Four innovative faculty projects will combine research in a humanities discipline with cutting-edge technology, like data visualization, digital storytelling, 360-degree immersive video, digital mapping and augmented reality.

“Our objective in the Center for Digital Humanities is to introduce faculty members to the most innovative technology and computational tools that make it possible for humanities researchers to respond to the world’s enduring and emerging needs,” says Director Bryan Carter. “These developmental awards will help faculty shape their projects and become competitive for external grants.”

The Center for Digital Humanities is “a research and innovation incubator for the computational study of the human condition.” The development awards offer faculty access to advanced digital tools and training and support for the research projects.

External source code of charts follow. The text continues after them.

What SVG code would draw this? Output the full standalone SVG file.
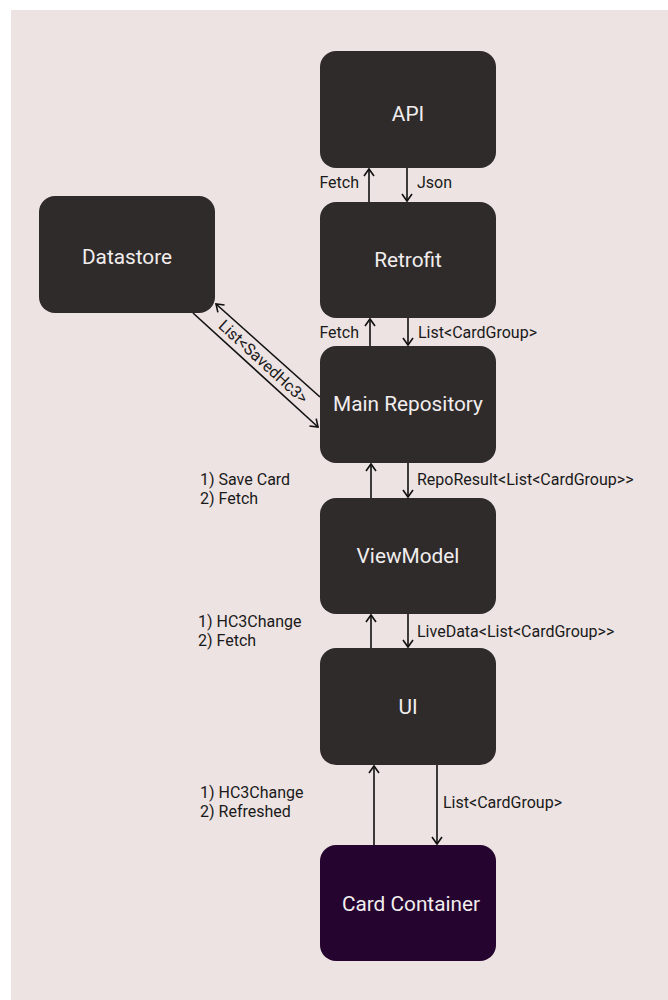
<svg xmlns="http://www.w3.org/2000/svg" width="668" height="1000" viewBox="0 0 668 1000">
<style>
.node{fill:#2f2b2b}
.cc{fill:#25042f}
.nt{font-family:Roboto,"Liberation Sans",sans-serif;font-size:20.8px;fill:#f2eeee;text-anchor:middle}
.lb{font-family:Roboto,"Liberation Sans",sans-serif;font-size:16px;fill:#1a1a1a}
.ln{stroke:#111;stroke-width:1.6;fill:none}
</style>
<defs>
<marker id="ah" viewBox="0 0 12 12" refX="10" refY="6" markerWidth="12" markerHeight="12" markerUnits="userSpaceOnUse" orient="auto">
<path d="M3,1 L10,6 L3,11" fill="none" stroke="#111" stroke-width="1.6"/>
</marker>
</defs>
<rect x="0" y="0" width="668" height="1000" fill="#ffffff"/>
<rect x="11" y="10" width="657" height="990" fill="#ede3e2"/>
<g id="api"><rect class="node" x="320" y="51" width="176" height="117" rx="16"/><text class="nt" x="408" y="121">API</text></g>
<g id="retrofit"><rect class="node" x="320" y="202" width="176" height="116" rx="16"/><text class="nt" x="408" y="267">Retrofit</text></g>
<g id="datastore"><rect class="node" x="39" y="196" width="176" height="117" rx="16"/><text class="nt" x="127" y="264">Datastore</text></g>
<g id="main-repository"><rect class="node" x="320" y="346" width="176" height="117" rx="16"/><text class="nt" x="408" y="411">Main Repository</text></g>
<g id="viewmodel"><rect class="node" x="320" y="498" width="176" height="116" rx="16"/><text class="nt" x="408" y="563">ViewModel</text></g>
<g id="ui"><rect class="node" x="320" y="648" width="176" height="117" rx="16"/><text class="nt" x="408" y="714">UI</text></g>
<g id="card-container"><rect class="cc" x="320" y="845" width="176" height="116" rx="16"/><text class="nt" x="411" y="911">Card Container</text></g>
<g id="connectors">
<line class="ln" x1="369" y1="202" x2="369" y2="169" marker-end="url(#ah)"/>
<line class="ln" x1="407" y1="168" x2="407" y2="201" marker-end="url(#ah)"/>
<line class="ln" x1="370" y1="346" x2="370" y2="319" marker-end="url(#ah)"/>
<line class="ln" x1="408" y1="318" x2="408" y2="345" marker-end="url(#ah)"/>
<line class="ln" x1="371" y1="498" x2="371" y2="464" marker-end="url(#ah)"/>
<line class="ln" x1="408" y1="463" x2="408" y2="497" marker-end="url(#ah)"/>
<line class="ln" x1="371" y1="648" x2="371" y2="615" marker-end="url(#ah)"/>
<line class="ln" x1="408" y1="614" x2="408" y2="647" marker-end="url(#ah)"/>
<line class="ln" x1="374" y1="845" x2="374" y2="766" marker-end="url(#ah)"/>
<line class="ln" x1="437" y1="765" x2="437" y2="844" marker-end="url(#ah)"/>
<line class="ln" x1="320" y1="397" x2="216" y2="304" marker-end="url(#ah)"/>
<line class="ln" x1="193" y1="313" x2="318" y2="427" marker-end="url(#ah)"/>
</g>
<g id="labels">
<text class="lb" x="359" y="188" text-anchor="end">Fetch</text>
<text class="lb" x="417" y="188">Json</text>
<text class="lb" x="359" y="338" text-anchor="end">Fetch</text>
<text class="lb" x="418" y="338">List&lt;CardGroup&gt;</text>
<text class="lb" x="263" y="362" text-anchor="middle" transform="rotate(42.5 263 362)" dy="5">List&lt;SavedHc3&gt;</text>
<text class="lb" x="200" y="485">1) Save Card</text>
<text class="lb" x="200" y="504">2) Fetch</text>
<text class="lb" x="417" y="485">RepoResult&lt;List&lt;CardGroup&gt;&gt;</text>
<text class="lb" x="198" y="627">1) HC3Change</text>
<text class="lb" x="198" y="646">2) Fetch</text>
<text class="lb" x="417" y="637">LiveData&lt;List&lt;CardGroup&gt;&gt;</text>
<text class="lb" x="200" y="798">1) HC3Change</text>
<text class="lb" x="200" y="817">2) Refreshed</text>
<text class="lb" x="443" y="808">List&lt;CardGroup&gt;</text>
</g>
</svg>
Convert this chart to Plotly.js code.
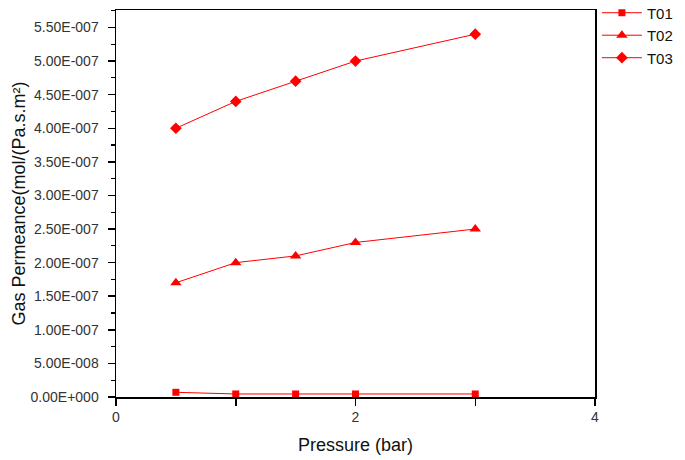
<!DOCTYPE html>
<html>
<head>
<meta charset="utf-8">
<script src="https://cdn.plot.ly/plotly-3.0.1.min.js"></script>
<style>html,body{margin:0;padding:0;background:#fff}#chart{width:685px;height:460px}</style>
</head>
<body>
<div id="chart"></div>
<script>
const pressure = [0.5, 1, 1.5, 2, 3];
const t01 = [7e-9, 4.5e-9, 4.5e-9, 4.5e-9, 4.5e-9];
const t02 = [1.7e-7, 2.0e-7, 2.1e-7, 2.3e-7, 2.5e-7];
const t03 = [4.0e-7, 4.4e-7, 4.7e-7, 5.0e-7, 5.4e-7];
const yTickVals = [0, 0.5e-7, 1.0e-7, 1.5e-7, 2.0e-7, 2.5e-7, 3.0e-7, 3.5e-7, 4.0e-7, 4.5e-7, 5.0e-7, 5.5e-7];
const yTickText = ["0.00E+000", "5.00E-008", "1.00E-007", "1.50E-007", "2.00E-007", "2.50E-007", "3.00E-007", "3.50E-007", "4.00E-007", "4.50E-007", "5.00E-007", "5.50E-007"];
const xTickVals = [0, 2, 4];
const xTickText = ["0", "2", "4"];

const red = '#ff0000';
function tr(name, y, sym, size) {
  return {x: pressure, y: y, name: name, type: 'scatter', mode: 'lines+markers',
    line: {color: red, width: 1}, marker: {color: red, symbol: sym, size: size}};
}
const data = [tr('T01', t01, 'square', 7), tr('T02', t02, 'triangle-up', 10), tr('T03', t03, 'diamond', 9)];
const axisCommon = {showline: true, linecolor: '#000', linewidth: 1.5, mirror: true, ticks: 'outside',
  tickcolor: '#000', tickwidth: 1.5, ticklen: 7, showgrid: false, zeroline: false,
  tickfont: {family: 'Liberation Sans, Arial, sans-serif', size: 14, color: '#333'}};
const layout = {
  width: 685, height: 460,
  margin: {l: 116, r: 90, t: 10, b: 63, autoexpand: false},
  paper_bgcolor: '#fff', plot_bgcolor: '#fff',
  font: {family: 'Liberation Sans, Arial, sans-serif', color: '#000'},
  xaxis: Object.assign({}, axisCommon, {range: [0, 4], tickmode: 'array', tickvals: xTickVals, ticktext: xTickText,
    minor: {ticks: 'outside', dtick: 1, tick0: 0, ticklen: 7, tickcolor: '#000', tickwidth: 1.5},
    title: {text: 'Pressure (bar)', font: {size: 18, color: '#111'}, standoff: 14}}),
  yaxis: Object.assign({}, axisCommon, {range: [0, 5.76e-7], tickmode: 'array', tickvals: yTickVals, ticktext: yTickText,
    ticklabelstandoff: 6,
    minor: {ticks: 'outside', dtick: 0.25e-7, tick0: 0, ticklen: 4, tickcolor: '#000', tickwidth: 1.2},
    title: {text: 'Gas Permeance(mol/(Pa.s.m²)', font: {size: 18, color: '#111'}, standoff: 0}}),
  legend: {x: 1.004, y: 1.035, xanchor: 'left', yanchor: 'top', font: {size: 15, color: '#111'},
    bgcolor: 'rgba(0,0,0,0)', tracegroupgap: 0, itemwidth: 40},
  showlegend: true
};
Plotly.newPlot('chart', data, layout, {displayModeBar: false, staticPlot: true});
</script>
</body>
</html>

The following College of Humanities faculty will receive the developmental awards:

- Arum Park, assistant professor of Classics: “Visualizing Race and Classics.”

- Liudmila Klimanova, assistant professor of Russian and Slavic Studies, and Emily Hellmich, assistant professor of French: “(Mapping) The Borderlands: Liminal Literacies, Identities, and Mediascapes.”

- Caleb Simmons, assistant professor of Religious Studies: “Preserving Kannada Script Knowledge: Creation of a Database for Early, Medieval, and Colonial Kannada Paleography.”

- Malcolm Compitello, professor of Spanish: “Spaces portrayed in Juan Madrid’s novels.”

The four new awards follow the inaugural Center for Digital Humanities projects, awarded to: Praise Zenenga (Africana Studies), Erika Gault (Africana Studies), Jiang Wu and Albert Welter (East Asian Studies), and Naomi Caffee and Liudmila Klimanova (Russian and Slavic Studies).